What the task requires:
Only the lines from the start of the data below through the line that contains "import * as" are to be copied, exactly and without pictures.
** Begin Supplied material **
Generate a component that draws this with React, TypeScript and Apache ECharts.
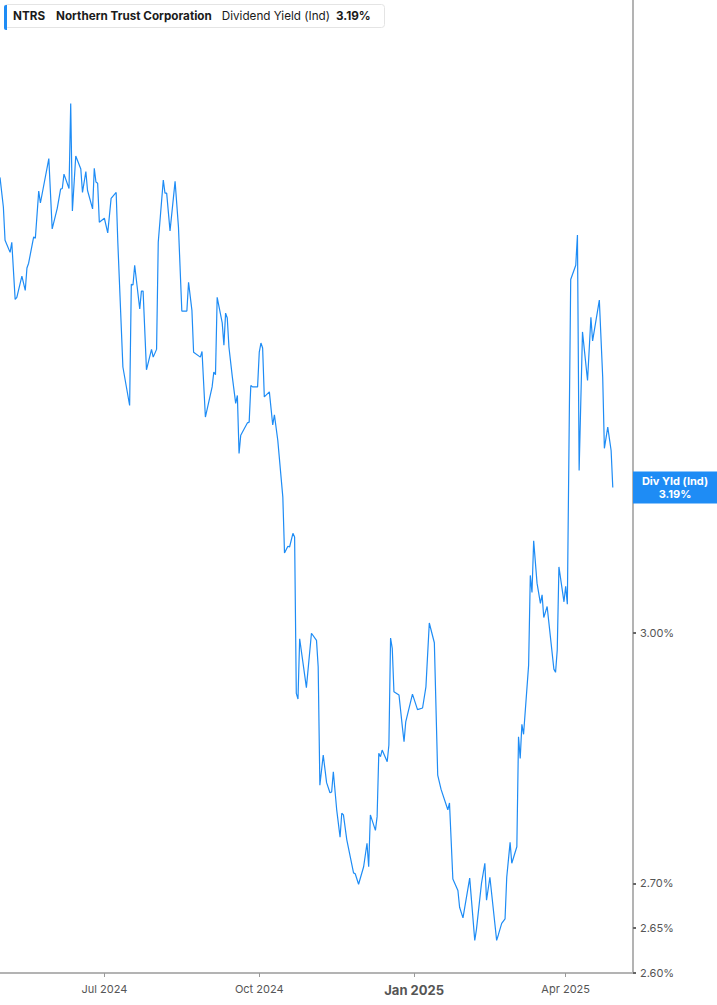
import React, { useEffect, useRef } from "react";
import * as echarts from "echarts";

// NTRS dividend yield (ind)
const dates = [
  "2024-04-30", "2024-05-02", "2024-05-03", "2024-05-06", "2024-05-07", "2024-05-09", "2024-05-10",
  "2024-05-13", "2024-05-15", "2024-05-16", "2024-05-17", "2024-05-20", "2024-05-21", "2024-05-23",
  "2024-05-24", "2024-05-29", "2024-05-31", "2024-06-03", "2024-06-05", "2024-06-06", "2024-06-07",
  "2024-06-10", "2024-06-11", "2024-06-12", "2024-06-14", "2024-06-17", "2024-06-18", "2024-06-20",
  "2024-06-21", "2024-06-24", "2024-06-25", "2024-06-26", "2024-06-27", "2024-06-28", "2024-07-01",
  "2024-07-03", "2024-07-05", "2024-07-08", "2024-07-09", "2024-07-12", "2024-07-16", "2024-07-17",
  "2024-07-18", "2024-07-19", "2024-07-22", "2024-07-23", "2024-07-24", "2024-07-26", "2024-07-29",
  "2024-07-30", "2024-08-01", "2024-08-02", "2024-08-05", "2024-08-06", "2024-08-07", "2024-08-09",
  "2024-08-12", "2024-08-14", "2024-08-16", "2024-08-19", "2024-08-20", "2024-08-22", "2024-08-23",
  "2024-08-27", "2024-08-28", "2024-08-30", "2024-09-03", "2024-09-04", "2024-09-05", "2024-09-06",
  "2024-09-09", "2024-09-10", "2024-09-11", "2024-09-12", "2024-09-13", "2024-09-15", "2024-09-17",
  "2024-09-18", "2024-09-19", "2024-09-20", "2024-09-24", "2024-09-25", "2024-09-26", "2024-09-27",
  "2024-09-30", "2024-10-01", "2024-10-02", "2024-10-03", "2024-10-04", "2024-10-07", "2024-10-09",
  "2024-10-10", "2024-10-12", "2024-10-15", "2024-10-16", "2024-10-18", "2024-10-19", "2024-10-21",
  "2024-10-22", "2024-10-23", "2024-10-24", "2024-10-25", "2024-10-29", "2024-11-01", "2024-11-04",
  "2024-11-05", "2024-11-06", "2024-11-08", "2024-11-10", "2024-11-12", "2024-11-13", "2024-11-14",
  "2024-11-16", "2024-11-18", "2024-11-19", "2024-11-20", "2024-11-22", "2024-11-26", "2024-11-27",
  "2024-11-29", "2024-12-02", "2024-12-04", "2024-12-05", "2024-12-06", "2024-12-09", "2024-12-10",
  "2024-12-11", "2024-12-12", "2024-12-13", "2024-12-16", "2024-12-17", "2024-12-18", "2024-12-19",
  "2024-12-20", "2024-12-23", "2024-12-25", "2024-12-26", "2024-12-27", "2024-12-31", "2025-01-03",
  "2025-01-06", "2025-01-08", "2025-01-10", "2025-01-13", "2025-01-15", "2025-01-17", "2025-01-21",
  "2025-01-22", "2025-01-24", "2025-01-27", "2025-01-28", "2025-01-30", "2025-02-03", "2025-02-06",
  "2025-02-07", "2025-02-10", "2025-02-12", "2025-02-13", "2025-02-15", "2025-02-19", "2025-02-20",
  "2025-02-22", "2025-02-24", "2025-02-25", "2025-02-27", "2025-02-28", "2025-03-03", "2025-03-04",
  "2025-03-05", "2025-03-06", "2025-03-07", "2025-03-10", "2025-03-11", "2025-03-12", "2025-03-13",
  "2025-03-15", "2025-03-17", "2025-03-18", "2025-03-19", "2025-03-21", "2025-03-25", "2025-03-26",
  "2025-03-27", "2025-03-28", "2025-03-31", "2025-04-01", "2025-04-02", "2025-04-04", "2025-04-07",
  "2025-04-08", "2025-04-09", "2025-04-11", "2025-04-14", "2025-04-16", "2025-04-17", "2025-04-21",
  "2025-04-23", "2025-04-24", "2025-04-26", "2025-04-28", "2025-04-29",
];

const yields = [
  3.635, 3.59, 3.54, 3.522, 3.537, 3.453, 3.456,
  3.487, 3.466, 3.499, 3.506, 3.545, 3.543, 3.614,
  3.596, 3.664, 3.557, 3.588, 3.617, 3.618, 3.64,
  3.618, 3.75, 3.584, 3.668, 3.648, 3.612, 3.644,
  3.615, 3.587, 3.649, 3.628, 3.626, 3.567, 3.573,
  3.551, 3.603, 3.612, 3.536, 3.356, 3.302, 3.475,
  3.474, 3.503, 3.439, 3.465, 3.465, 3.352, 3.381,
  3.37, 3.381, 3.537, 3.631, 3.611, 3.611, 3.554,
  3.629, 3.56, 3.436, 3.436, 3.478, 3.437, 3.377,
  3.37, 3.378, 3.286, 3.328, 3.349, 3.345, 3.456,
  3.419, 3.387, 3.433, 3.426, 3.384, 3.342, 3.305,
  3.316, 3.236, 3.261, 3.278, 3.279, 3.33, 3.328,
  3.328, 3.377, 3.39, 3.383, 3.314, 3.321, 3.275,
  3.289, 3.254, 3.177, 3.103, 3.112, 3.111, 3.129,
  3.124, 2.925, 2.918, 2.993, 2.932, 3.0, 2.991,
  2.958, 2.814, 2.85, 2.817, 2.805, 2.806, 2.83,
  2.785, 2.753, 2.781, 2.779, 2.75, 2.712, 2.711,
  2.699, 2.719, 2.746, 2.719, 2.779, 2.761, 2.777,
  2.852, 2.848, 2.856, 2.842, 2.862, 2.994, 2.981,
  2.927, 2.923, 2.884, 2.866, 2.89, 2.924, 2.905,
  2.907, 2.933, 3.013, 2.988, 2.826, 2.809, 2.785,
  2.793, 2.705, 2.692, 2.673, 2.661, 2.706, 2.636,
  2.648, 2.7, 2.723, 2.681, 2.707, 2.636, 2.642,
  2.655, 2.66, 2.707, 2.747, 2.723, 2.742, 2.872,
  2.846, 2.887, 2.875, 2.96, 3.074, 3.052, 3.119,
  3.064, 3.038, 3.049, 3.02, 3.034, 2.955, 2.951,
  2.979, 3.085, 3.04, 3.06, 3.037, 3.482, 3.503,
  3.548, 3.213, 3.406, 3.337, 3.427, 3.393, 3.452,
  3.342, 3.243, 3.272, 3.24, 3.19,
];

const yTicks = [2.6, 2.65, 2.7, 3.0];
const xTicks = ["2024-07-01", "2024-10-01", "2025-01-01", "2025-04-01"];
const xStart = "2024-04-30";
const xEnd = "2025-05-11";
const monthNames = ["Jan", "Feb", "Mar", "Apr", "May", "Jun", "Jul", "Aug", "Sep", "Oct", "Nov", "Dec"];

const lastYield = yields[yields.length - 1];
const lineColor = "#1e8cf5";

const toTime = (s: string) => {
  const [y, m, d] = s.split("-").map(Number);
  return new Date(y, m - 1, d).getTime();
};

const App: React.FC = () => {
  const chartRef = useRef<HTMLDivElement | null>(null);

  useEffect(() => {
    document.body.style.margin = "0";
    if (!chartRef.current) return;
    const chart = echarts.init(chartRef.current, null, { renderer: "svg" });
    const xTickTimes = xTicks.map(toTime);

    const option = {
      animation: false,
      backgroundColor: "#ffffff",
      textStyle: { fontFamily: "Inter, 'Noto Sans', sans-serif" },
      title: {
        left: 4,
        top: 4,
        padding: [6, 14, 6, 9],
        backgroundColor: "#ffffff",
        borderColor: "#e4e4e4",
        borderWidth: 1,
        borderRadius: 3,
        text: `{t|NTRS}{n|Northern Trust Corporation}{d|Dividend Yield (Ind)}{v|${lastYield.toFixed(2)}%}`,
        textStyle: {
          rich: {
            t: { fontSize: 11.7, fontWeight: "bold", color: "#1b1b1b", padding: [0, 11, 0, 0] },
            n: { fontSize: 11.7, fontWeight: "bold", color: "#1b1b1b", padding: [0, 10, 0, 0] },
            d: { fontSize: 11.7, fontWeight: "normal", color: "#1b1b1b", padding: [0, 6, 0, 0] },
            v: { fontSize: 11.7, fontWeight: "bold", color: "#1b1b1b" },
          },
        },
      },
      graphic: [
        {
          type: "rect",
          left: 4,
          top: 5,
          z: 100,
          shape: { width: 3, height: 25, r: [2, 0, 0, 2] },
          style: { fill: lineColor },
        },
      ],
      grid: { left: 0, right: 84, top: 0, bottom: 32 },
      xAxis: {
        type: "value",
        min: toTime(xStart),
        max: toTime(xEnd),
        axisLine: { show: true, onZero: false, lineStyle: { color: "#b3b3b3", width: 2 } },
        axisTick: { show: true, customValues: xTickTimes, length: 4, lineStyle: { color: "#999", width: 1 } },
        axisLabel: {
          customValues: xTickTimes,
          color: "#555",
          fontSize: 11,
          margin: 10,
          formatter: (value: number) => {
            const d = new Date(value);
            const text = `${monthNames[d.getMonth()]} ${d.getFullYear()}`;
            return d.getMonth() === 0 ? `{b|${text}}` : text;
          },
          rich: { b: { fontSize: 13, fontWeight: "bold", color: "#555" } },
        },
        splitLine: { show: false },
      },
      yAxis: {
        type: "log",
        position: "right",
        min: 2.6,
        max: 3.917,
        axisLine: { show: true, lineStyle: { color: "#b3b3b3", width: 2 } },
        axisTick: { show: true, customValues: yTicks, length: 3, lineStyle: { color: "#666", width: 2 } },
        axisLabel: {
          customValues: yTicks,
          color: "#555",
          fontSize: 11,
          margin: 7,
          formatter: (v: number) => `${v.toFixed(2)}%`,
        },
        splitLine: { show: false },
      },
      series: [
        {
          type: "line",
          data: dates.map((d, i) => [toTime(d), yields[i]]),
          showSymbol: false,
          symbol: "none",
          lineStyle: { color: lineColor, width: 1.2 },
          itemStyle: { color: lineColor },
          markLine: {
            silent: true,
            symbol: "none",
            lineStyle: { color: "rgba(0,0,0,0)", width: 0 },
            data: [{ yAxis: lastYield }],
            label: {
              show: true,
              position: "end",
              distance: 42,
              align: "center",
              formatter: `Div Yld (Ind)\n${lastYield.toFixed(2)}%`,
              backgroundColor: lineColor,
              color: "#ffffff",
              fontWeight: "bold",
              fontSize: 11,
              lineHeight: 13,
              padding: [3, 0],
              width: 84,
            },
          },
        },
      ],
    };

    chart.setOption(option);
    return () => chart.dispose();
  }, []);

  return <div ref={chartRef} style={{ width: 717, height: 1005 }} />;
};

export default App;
** End Supplied material **
Full output:
Generate a component that draws this with React, TypeScript and Apache ECharts.
import React, { useEffect, useRef } from "react";
import * as echarts from "echarts";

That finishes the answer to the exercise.